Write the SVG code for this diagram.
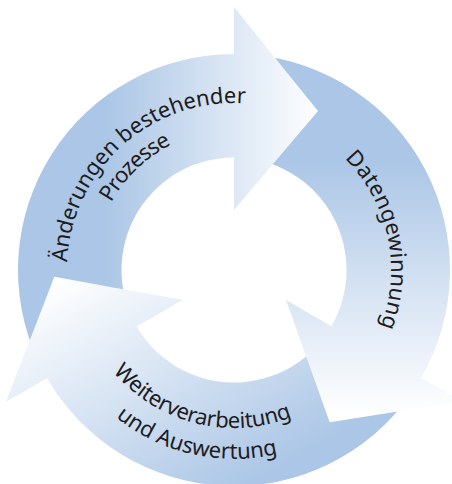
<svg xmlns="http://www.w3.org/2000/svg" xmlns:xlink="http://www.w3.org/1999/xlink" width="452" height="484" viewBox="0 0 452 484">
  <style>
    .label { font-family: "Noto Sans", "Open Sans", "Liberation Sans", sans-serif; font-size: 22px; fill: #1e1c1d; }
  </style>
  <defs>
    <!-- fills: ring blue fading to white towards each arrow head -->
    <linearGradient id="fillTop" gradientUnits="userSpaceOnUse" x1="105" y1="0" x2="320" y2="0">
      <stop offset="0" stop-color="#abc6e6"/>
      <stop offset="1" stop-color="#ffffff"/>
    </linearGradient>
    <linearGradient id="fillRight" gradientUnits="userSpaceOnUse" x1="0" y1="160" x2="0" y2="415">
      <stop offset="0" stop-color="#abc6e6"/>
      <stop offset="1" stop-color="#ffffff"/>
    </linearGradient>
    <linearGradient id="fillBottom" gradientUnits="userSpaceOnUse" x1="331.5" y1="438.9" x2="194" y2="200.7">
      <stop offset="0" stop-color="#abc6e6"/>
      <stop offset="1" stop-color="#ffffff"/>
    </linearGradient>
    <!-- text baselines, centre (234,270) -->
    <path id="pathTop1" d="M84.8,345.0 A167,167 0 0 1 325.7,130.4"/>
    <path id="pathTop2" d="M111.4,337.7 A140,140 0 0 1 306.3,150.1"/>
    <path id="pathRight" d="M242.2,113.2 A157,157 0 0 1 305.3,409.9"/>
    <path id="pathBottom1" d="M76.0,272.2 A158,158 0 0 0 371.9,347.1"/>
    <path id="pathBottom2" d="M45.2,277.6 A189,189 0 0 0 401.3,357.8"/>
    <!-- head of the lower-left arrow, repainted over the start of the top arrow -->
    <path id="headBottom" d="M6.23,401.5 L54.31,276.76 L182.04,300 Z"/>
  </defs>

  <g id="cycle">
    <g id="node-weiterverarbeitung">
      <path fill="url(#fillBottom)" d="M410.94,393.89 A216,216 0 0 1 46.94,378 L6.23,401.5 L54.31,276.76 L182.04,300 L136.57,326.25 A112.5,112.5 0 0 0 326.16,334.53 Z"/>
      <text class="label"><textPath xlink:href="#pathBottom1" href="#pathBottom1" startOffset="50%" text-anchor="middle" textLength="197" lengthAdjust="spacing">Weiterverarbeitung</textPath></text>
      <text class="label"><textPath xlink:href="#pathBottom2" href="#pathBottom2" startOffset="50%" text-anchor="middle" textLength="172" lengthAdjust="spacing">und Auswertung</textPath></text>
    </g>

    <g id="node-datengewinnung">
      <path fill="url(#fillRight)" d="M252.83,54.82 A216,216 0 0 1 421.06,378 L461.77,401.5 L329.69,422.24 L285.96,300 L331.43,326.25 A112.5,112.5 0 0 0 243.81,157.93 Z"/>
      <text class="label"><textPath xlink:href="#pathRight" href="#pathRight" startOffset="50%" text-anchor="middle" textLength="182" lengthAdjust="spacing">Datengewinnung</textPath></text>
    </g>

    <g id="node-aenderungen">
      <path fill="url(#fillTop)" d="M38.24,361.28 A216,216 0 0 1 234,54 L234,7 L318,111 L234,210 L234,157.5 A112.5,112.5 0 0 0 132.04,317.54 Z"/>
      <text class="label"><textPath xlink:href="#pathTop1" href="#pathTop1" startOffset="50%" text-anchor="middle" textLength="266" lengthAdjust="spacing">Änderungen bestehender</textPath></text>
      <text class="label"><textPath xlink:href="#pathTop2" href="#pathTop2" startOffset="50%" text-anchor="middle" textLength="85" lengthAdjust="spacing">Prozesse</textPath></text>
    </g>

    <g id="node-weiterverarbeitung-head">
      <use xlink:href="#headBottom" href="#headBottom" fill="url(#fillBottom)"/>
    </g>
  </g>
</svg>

### Given request
Leave out all pictures, then copy the remaining material exactly.

### Final result
Write the SVG code for this diagram.
<svg xmlns="http://www.w3.org/2000/svg" xmlns:xlink="http://www.w3.org/1999/xlink" width="452" height="484" viewBox="0 0 452 484">
  <style>
    .label { font-family: "Noto Sans", "Open Sans", "Liberation Sans", sans-serif; font-size: 22px; fill: #1e1c1d; }
  </style>
  <defs>
    <!-- fills: ring blue fading to white towards each arrow head -->
    <linearGradient id="fillTop" gradientUnits="userSpaceOnUse" x1="105" y1="0" x2="320" y2="0">
      <stop offset="0" stop-color="#abc6e6"/>
      <stop offset="1" stop-color="#ffffff"/>
    </linearGradient>
    <linearGradient id="fillRight" gradientUnits="userSpaceOnUse" x1="0" y1="160" x2="0" y2="415">
      <stop offset="0" stop-color="#abc6e6"/>
      <stop offset="1" stop-color="#ffffff"/>
    </linearGradient>
    <linearGradient id="fillBottom" gradientUnits="userSpaceOnUse" x1="331.5" y1="438.9" x2="194" y2="200.7">
      <stop offset="0" stop-color="#abc6e6"/>
      <stop offset="1" stop-color="#ffffff"/>
    </linearGradient>
    <!-- text baselines, centre (234,270) -->
    <path id="pathTop1" d="M84.8,345.0 A167,167 0 0 1 325.7,130.4"/>
    <path id="pathTop2" d="M111.4,337.7 A140,140 0 0 1 306.3,150.1"/>
    <path id="pathRight" d="M242.2,113.2 A157,157 0 0 1 305.3,409.9"/>
    <path id="pathBottom1" d="M76.0,272.2 A158,158 0 0 0 371.9,347.1"/>
    <path id="pathBottom2" d="M45.2,277.6 A189,189 0 0 0 401.3,357.8"/>
    <!-- head of the lower-left arrow, repainted over the start of the top arrow -->
    <path id="headBottom" d="M6.23,401.5 L54.31,276.76 L182.04,300 Z"/>
  </defs>

  <g id="cycle">
    <g id="node-weiterverarbeitung">
      <path fill="url(#fillBottom)" d="M410.94,393.89 A216,216 0 0 1 46.94,378 L6.23,401.5 L54.31,276.76 L182.04,300 L136.57,326.25 A112.5,112.5 0 0 0 326.16,334.53 Z"/>
      <text class="label"><textPath xlink:href="#pathBottom1" href="#pathBottom1" startOffset="50%" text-anchor="middle" textLength="197" lengthAdjust="spacing">Weiterverarbeitung</textPath></text>
      <text class="label"><textPath xlink:href="#pathBottom2" href="#pathBottom2" startOffset="50%" text-anchor="middle" textLength="172" lengthAdjust="spacing">und Auswertung</textPath></text>
    </g>

    <g id="node-datengewinnung">
      <path fill="url(#fillRight)" d="M252.83,54.82 A216,216 0 0 1 421.06,378 L461.77,401.5 L329.69,422.24 L285.96,300 L331.43,326.25 A112.5,112.5 0 0 0 243.81,157.93 Z"/>
      <text class="label"><textPath xlink:href="#pathRight" href="#pathRight" startOffset="50%" text-anchor="middle" textLength="182" lengthAdjust="spacing">Datengewinnung</textPath></text>
    </g>

    <g id="node-aenderungen">
      <path fill="url(#fillTop)" d="M38.24,361.28 A216,216 0 0 1 234,54 L234,7 L318,111 L234,210 L234,157.5 A112.5,112.5 0 0 0 132.04,317.54 Z"/>
      <text class="label"><textPath xlink:href="#pathTop1" href="#pathTop1" startOffset="50%" text-anchor="middle" textLength="266" lengthAdjust="spacing">Änderungen bestehender</textPath></text>
      <text class="label"><textPath xlink:href="#pathTop2" href="#pathTop2" startOffset="50%" text-anchor="middle" textLength="85" lengthAdjust="spacing">Prozesse</textPath></text>
    </g>

    <g id="node-weiterverarbeitung-head">
      <use xlink:href="#headBottom" href="#headBottom" fill="url(#fillBottom)"/>
    </g>
  </g>
</svg>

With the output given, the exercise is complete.